**To do:**
Return the material word for word. Do not include pictures.

**Dataset section:**
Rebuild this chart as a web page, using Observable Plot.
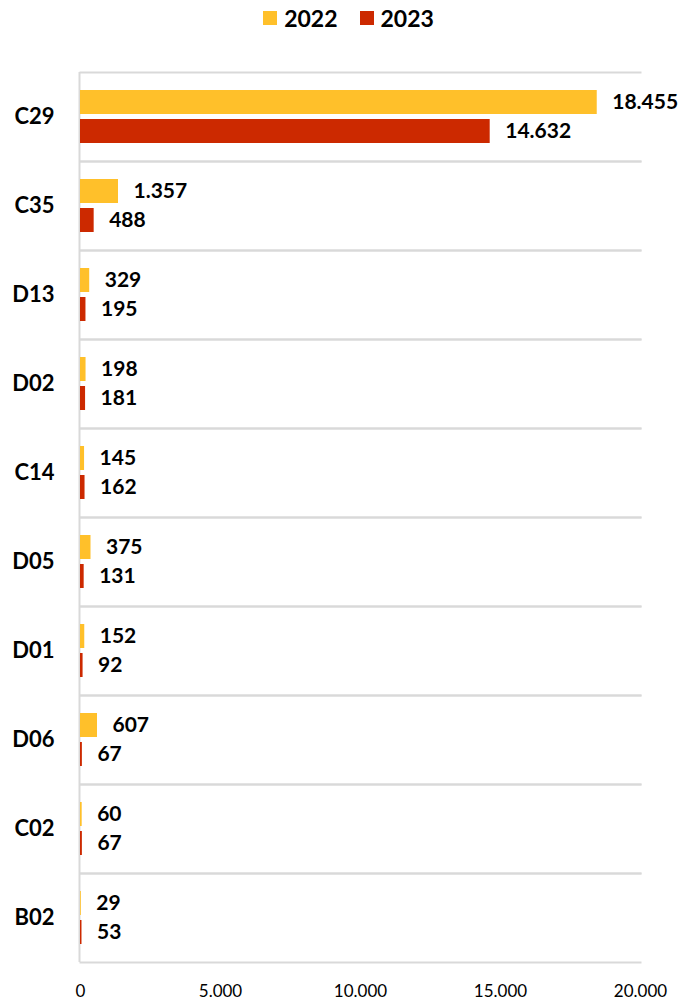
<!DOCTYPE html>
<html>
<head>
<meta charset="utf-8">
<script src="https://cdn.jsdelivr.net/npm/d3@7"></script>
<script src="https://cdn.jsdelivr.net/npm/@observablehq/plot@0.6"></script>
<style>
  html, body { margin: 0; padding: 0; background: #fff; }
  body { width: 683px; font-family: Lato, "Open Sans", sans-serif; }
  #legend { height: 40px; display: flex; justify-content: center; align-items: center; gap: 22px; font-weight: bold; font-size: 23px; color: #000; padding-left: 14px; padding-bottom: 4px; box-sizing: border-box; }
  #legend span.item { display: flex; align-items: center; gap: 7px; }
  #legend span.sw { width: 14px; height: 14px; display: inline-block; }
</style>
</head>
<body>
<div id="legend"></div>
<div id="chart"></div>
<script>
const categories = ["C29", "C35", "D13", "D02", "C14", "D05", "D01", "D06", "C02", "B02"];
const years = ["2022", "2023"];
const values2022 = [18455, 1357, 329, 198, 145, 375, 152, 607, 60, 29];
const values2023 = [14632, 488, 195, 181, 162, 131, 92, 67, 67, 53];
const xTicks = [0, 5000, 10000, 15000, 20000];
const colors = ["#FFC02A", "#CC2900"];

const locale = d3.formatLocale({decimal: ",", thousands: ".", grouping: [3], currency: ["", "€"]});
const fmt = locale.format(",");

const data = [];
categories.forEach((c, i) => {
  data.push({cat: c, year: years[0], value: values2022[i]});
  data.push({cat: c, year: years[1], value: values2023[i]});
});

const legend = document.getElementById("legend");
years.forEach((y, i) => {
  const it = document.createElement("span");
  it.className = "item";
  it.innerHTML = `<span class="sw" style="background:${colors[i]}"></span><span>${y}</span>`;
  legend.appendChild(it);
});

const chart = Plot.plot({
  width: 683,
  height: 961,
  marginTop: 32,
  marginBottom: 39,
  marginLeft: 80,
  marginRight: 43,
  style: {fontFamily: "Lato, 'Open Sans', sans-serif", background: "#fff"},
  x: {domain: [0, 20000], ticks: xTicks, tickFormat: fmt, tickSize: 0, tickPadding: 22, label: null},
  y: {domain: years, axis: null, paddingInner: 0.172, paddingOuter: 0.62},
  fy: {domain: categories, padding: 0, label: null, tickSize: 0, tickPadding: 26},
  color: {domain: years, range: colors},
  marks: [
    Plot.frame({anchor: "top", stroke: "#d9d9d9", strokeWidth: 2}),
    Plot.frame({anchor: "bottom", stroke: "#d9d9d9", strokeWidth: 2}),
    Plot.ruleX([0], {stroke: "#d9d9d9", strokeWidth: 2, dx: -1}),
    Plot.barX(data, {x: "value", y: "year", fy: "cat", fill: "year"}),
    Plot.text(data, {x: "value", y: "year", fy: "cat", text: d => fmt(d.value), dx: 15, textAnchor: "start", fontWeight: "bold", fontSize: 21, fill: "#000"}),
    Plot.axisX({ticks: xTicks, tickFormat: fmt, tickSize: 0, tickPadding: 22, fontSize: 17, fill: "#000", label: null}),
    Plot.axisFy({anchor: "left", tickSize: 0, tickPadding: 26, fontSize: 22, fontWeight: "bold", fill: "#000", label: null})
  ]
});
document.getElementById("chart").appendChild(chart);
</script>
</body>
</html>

**Completed task:**
Rebuild this chart as a web page, using Observable Plot.
<!DOCTYPE html>
<html>
<head>
<meta charset="utf-8">
<script src="https://cdn.jsdelivr.net/npm/d3@7"></script>
<script src="https://cdn.jsdelivr.net/npm/@observablehq/plot@0.6"></script>
<style>
  html, body { margin: 0; padding: 0; background: #fff; }
  body { width: 683px; font-family: Lato, "Open Sans", sans-serif; }
  #legend { height: 40px; display: flex; justify-content: center; align-items: center; gap: 22px; font-weight: bold; font-size: 23px; color: #000; padding-left: 14px; padding-bottom: 4px; box-sizing: border-box; }
  #legend span.item { display: flex; align-items: center; gap: 7px; }
  #legend span.sw { width: 14px; height: 14px; display: inline-block; }
</style>
</head>
<body>
<div id="legend"></div>
<div id="chart"></div>
<script>
const categories = ["C29", "C35", "D13", "D02", "C14", "D05", "D01", "D06", "C02", "B02"];
const years = ["2022", "2023"];
const values2022 = [18455, 1357, 329, 198, 145, 375, 152, 607, 60, 29];
const values2023 = [14632, 488, 195, 181, 162, 131, 92, 67, 67, 53];
const xTicks = [0, 5000, 10000, 15000, 20000];
const colors = ["#FFC02A", "#CC2900"];

const locale = d3.formatLocale({decimal: ",", thousands: ".", grouping: [3], currency: ["", "€"]});
const fmt = locale.format(",");

const data = [];
categories.forEach((c, i) => {
  data.push({cat: c, year: years[0], value: values2022[i]});
  data.push({cat: c, year: years[1], value: values2023[i]});
});

const legend = document.getElementById("legend");
years.forEach((y, i) => {
  const it = document.createElement("span");
  it.className = "item";
  it.innerHTML = `<span class="sw" style="background:${colors[i]}"></span><span>${y}</span>`;
  legend.appendChild(it);
});

const chart = Plot.plot({
  width: 683,
  height: 961,
  marginTop: 32,
  marginBottom: 39,
  marginLeft: 80,
  marginRight: 43,
  style: {fontFamily: "Lato, 'Open Sans', sans-serif", background: "#fff"},
  x: {domain: [0, 20000], ticks: xTicks, tickFormat: fmt, tickSize: 0, tickPadding: 22, label: null},
  y: {domain: years, axis: null, paddingInner: 0.172, paddingOuter: 0.62},
  fy: {domain: categories, padding: 0, label: null, tickSize: 0, tickPadding: 26},
  color: {domain: years, range: colors},
  marks: [
    Plot.frame({anchor: "top", stroke: "#d9d9d9", strokeWidth: 2}),
    Plot.frame({anchor: "bottom", stroke: "#d9d9d9", strokeWidth: 2}),
    Plot.ruleX([0], {stroke: "#d9d9d9", strokeWidth: 2, dx: -1}),
    Plot.barX(data, {x: "value", y: "year", fy: "cat", fill: "year"}),
    Plot.text(data, {x: "value", y: "year", fy: "cat", text: d => fmt(d.value), dx: 15, textAnchor: "start", fontWeight: "bold", fontSize: 21, fill: "#000"}),
    Plot.axisX({ticks: xTicks, tickFormat: fmt, tickSize: 0, tickPadding: 22, fontSize: 17, fill: "#000", label: null}),
    Plot.axisFy({anchor: "left", tickSize: 0, tickPadding: 26, fontSize: 22, fontWeight: "bold", fill: "#000", label: null})
  ]
});
document.getElementById("chart").appendChild(chart);
</script>
</body>
</html>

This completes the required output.